» **WHAT YOU HAVE TO DO**: Transcribe the lines below verbatim, skipping the images.

» **DATASET CONTENT**:
— start —

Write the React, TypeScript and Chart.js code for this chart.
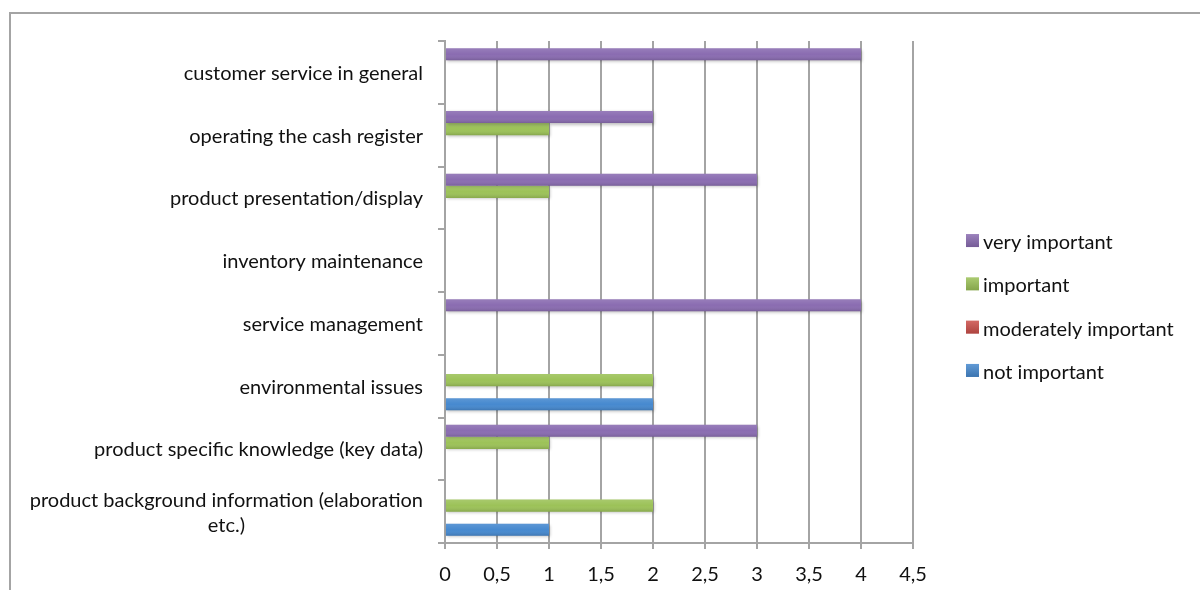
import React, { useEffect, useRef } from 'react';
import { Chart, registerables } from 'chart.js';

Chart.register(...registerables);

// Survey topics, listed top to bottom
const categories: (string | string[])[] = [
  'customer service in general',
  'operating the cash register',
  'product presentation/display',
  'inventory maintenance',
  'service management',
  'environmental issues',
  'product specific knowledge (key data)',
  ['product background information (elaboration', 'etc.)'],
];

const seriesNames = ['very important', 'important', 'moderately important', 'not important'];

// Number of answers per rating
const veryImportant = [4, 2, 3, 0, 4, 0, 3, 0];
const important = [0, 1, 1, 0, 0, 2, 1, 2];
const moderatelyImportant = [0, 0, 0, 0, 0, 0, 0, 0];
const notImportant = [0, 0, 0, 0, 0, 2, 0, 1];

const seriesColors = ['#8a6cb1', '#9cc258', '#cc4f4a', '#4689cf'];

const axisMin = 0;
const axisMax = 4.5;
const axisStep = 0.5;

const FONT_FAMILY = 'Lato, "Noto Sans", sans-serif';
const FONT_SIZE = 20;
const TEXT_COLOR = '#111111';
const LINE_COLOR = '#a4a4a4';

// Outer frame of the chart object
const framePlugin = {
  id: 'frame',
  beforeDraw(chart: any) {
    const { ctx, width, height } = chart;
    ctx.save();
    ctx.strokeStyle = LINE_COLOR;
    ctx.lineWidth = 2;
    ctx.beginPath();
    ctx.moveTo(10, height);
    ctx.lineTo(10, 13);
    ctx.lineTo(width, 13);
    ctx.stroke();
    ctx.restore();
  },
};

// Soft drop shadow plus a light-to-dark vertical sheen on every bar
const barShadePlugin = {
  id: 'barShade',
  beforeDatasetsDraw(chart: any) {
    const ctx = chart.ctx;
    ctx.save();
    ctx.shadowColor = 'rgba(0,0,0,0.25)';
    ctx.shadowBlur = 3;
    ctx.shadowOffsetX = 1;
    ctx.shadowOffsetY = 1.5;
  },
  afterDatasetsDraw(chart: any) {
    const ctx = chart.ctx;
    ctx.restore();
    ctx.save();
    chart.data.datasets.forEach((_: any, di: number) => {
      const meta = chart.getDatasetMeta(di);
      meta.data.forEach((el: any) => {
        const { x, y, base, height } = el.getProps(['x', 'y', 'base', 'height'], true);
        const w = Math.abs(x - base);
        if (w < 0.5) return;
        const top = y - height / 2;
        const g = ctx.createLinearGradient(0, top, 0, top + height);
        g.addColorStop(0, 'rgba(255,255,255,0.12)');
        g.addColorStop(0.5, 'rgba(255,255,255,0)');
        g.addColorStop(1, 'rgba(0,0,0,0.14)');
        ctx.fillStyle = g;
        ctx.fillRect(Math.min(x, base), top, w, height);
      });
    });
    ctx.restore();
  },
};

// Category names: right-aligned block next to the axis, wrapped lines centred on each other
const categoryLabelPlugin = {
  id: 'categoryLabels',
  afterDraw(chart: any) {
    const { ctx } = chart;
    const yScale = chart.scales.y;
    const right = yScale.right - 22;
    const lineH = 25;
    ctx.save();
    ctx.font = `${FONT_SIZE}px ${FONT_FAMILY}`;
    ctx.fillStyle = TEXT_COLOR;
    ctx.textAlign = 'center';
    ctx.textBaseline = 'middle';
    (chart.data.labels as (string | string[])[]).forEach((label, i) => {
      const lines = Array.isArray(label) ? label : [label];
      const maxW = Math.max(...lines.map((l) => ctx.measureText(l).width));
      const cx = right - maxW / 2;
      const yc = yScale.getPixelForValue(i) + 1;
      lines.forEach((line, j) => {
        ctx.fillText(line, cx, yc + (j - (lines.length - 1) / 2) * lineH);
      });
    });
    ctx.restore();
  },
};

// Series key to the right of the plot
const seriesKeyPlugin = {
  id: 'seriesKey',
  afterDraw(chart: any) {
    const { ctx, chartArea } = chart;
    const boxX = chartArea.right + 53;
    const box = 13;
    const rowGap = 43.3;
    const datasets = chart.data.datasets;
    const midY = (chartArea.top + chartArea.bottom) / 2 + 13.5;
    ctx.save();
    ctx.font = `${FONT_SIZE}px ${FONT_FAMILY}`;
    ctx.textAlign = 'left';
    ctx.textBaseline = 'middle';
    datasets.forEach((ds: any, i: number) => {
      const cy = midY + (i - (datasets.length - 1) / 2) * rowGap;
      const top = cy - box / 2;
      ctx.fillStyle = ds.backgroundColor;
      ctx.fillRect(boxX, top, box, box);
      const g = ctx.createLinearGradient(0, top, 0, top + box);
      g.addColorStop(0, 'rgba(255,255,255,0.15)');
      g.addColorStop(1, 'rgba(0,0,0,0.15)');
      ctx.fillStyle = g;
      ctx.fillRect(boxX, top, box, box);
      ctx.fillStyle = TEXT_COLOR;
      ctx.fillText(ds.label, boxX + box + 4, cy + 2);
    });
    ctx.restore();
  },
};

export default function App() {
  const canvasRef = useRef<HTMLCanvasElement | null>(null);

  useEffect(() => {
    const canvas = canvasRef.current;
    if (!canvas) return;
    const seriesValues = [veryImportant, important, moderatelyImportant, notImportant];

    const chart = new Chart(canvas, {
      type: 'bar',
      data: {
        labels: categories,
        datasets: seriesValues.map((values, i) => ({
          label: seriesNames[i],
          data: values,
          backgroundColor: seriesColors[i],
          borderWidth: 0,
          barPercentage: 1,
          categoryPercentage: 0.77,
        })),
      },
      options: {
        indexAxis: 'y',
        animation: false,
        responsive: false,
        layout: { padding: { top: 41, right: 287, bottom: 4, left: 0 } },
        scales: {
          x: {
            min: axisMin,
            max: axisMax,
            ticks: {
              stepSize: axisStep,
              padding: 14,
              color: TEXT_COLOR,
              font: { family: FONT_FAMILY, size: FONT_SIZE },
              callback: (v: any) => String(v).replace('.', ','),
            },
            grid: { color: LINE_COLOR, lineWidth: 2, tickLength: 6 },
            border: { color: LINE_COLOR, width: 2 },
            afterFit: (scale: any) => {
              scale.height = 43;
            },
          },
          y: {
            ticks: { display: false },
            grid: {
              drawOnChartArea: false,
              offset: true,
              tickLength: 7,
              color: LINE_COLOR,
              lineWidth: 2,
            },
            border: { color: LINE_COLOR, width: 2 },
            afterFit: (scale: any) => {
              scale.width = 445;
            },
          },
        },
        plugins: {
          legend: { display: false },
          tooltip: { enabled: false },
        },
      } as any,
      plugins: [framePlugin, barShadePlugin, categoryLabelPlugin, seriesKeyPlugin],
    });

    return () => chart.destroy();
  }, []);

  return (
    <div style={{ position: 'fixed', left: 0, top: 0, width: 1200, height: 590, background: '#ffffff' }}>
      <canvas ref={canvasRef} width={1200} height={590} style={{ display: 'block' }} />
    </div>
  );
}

— end —

» **FULL RESPONSE**:
Write the React, TypeScript and Chart.js code for this chart.
import React, { useEffect, useRef } from 'react';
import { Chart, registerables } from 'chart.js';

Chart.register(...registerables);

// Survey topics, listed top to bottom
const categories: (string | string[])[] = [
  'customer service in general',
  'operating the cash register',
  'product presentation/display',
  'inventory maintenance',
  'service management',
  'environmental issues',
  'product specific knowledge (key data)',
  ['product background information (elaboration', 'etc.)'],
];

const seriesNames = ['very important', 'important', 'moderately important', 'not important'];

// Number of answers per rating
const veryImportant = [4, 2, 3, 0, 4, 0, 3, 0];
const important = [0, 1, 1, 0, 0, 2, 1, 2];
const moderatelyImportant = [0, 0, 0, 0, 0, 0, 0, 0];
const notImportant = [0, 0, 0, 0, 0, 2, 0, 1];

const seriesColors = ['#8a6cb1', '#9cc258', '#cc4f4a', '#4689cf'];

const axisMin = 0;
const axisMax = 4.5;
const axisStep = 0.5;

const FONT_FAMILY = 'Lato, "Noto Sans", sans-serif';
const FONT_SIZE = 20;
const TEXT_COLOR = '#111111';
const LINE_COLOR = '#a4a4a4';

// Outer frame of the chart object
const framePlugin = {
  id: 'frame',
  beforeDraw(chart: any) {
    const { ctx, width, height } = chart;
    ctx.save();
    ctx.strokeStyle = LINE_COLOR;
    ctx.lineWidth = 2;
    ctx.beginPath();
    ctx.moveTo(10, height);
    ctx.lineTo(10, 13);
    ctx.lineTo(width, 13);
    ctx.stroke();
    ctx.restore();
  },
};

// Soft drop shadow plus a light-to-dark vertical sheen on every bar
const barShadePlugin = {
  id: 'barShade',
  beforeDatasetsDraw(chart: any) {
    const ctx = chart.ctx;
    ctx.save();
    ctx.shadowColor = 'rgba(0,0,0,0.25)';
    ctx.shadowBlur = 3;
    ctx.shadowOffsetX = 1;
    ctx.shadowOffsetY = 1.5;
  },
  afterDatasetsDraw(chart: any) {
    const ctx = chart.ctx;
    ctx.restore();
    ctx.save();
    chart.data.datasets.forEach((_: any, di: number) => {
      const meta = chart.getDatasetMeta(di);
      meta.data.forEach((el: any) => {
        const { x, y, base, height } = el.getProps(['x', 'y', 'base', 'height'], true);
        const w = Math.abs(x - base);
        if (w < 0.5) return;
        const top = y - height / 2;
        const g = ctx.createLinearGradient(0, top, 0, top + height);
        g.addColorStop(0, 'rgba(255,255,255,0.12)');
        g.addColorStop(0.5, 'rgba(255,255,255,0)');
        g.addColorStop(1, 'rgba(0,0,0,0.14)');
        ctx.fillStyle = g;
        ctx.fillRect(Math.min(x, base), top, w, height);
      });
    });
    ctx.restore();
  },
};

// Category names: right-aligned block next to the axis, wrapped lines centred on each other
const categoryLabelPlugin = {
  id: 'categoryLabels',
  afterDraw(chart: any) {
    const { ctx } = chart;
    const yScale = chart.scales.y;
    const right = yScale.right - 22;
    const lineH = 25;
    ctx.save();
    ctx.font = `${FONT_SIZE}px ${FONT_FAMILY}`;
    ctx.fillStyle = TEXT_COLOR;
    ctx.textAlign = 'center';
    ctx.textBaseline = 'middle';
    (chart.data.labels as (string | string[])[]).forEach((label, i) => {
      const lines = Array.isArray(label) ? label : [label];
      const maxW = Math.max(...lines.map((l) => ctx.measureText(l).width));
      const cx = right - maxW / 2;
      const yc = yScale.getPixelForValue(i) + 1;
      lines.forEach((line, j) => {
        ctx.fillText(line, cx, yc + (j - (lines.length - 1) / 2) * lineH);
      });
    });
    ctx.restore();
  },
};

// Series key to the right of the plot
const seriesKeyPlugin = {
  id: 'seriesKey',
  afterDraw(chart: any) {
    const { ctx, chartArea } = chart;
    const boxX = chartArea.right + 53;
    const box = 13;
    const rowGap = 43.3;
    const datasets = chart.data.datasets;
    const midY = (chartArea.top + chartArea.bottom) / 2 + 13.5;
    ctx.save();
    ctx.font = `${FONT_SIZE}px ${FONT_FAMILY}`;
    ctx.textAlign = 'left';
    ctx.textBaseline = 'middle';
    datasets.forEach((ds: any, i: number) => {
      const cy = midY + (i - (datasets.length - 1) / 2) * rowGap;
      const top = cy - box / 2;
      ctx.fillStyle = ds.backgroundColor;
      ctx.fillRect(boxX, top, box, box);
      const g = ctx.createLinearGradient(0, top, 0, top + box);
      g.addColorStop(0, 'rgba(255,255,255,0.15)');
      g.addColorStop(1, 'rgba(0,0,0,0.15)');
      ctx.fillStyle = g;
      ctx.fillRect(boxX, top, box, box);
      ctx.fillStyle = TEXT_COLOR;
      ctx.fillText(ds.label, boxX + box + 4, cy + 2);
    });
    ctx.restore();
  },
};

export default function App() {
  const canvasRef = useRef<HTMLCanvasElement | null>(null);

  useEffect(() => {
    const canvas = canvasRef.current;
    if (!canvas) return;
    const seriesValues = [veryImportant, important, moderatelyImportant, notImportant];

    const chart = new Chart(canvas, {
      type: 'bar',
      data: {
        labels: categories,
        datasets: seriesValues.map((values, i) => ({
          label: seriesNames[i],
          data: values,
          backgroundColor: seriesColors[i],
          borderWidth: 0,
          barPercentage: 1,
          categoryPercentage: 0.77,
        })),
      },
      options: {
        indexAxis: 'y',
        animation: false,
        responsive: false,
        layout: { padding: { top: 41, right: 287, bottom: 4, left: 0 } },
        scales: {
          x: {
            min: axisMin,
            max: axisMax,
            ticks: {
              stepSize: axisStep,
              padding: 14,
              color: TEXT_COLOR,
              font: { family: FONT_FAMILY, size: FONT_SIZE },
              callback: (v: any) => String(v).replace('.', ','),
            },
            grid: { color: LINE_COLOR, lineWidth: 2, tickLength: 6 },
            border: { color: LINE_COLOR, width: 2 },
            afterFit: (scale: any) => {
              scale.height = 43;
            },
          },
          y: {
            ticks: { display: false },
            grid: {
              drawOnChartArea: false,
              offset: true,
              tickLength: 7,
              color: LINE_COLOR,
              lineWidth: 2,
            },
            border: { color: LINE_COLOR, width: 2 },
            afterFit: (scale: any) => {
              scale.width = 445;
            },
          },
        },
        plugins: {
          legend: { display: false },
          tooltip: { enabled: false },
        },
      } as any,
      plugins: [framePlugin, barShadePlugin, categoryLabelPlugin, seriesKeyPlugin],
    });

    return () => chart.destroy();
  }, []);

  return (
    <div style={{ position: 'fixed', left: 0, top: 0, width: 1200, height: 590, background: '#ffffff' }}>
      <canvas ref={canvasRef} width={1200} height={590} style={{ display: 'block' }} />
    </div>
  );
}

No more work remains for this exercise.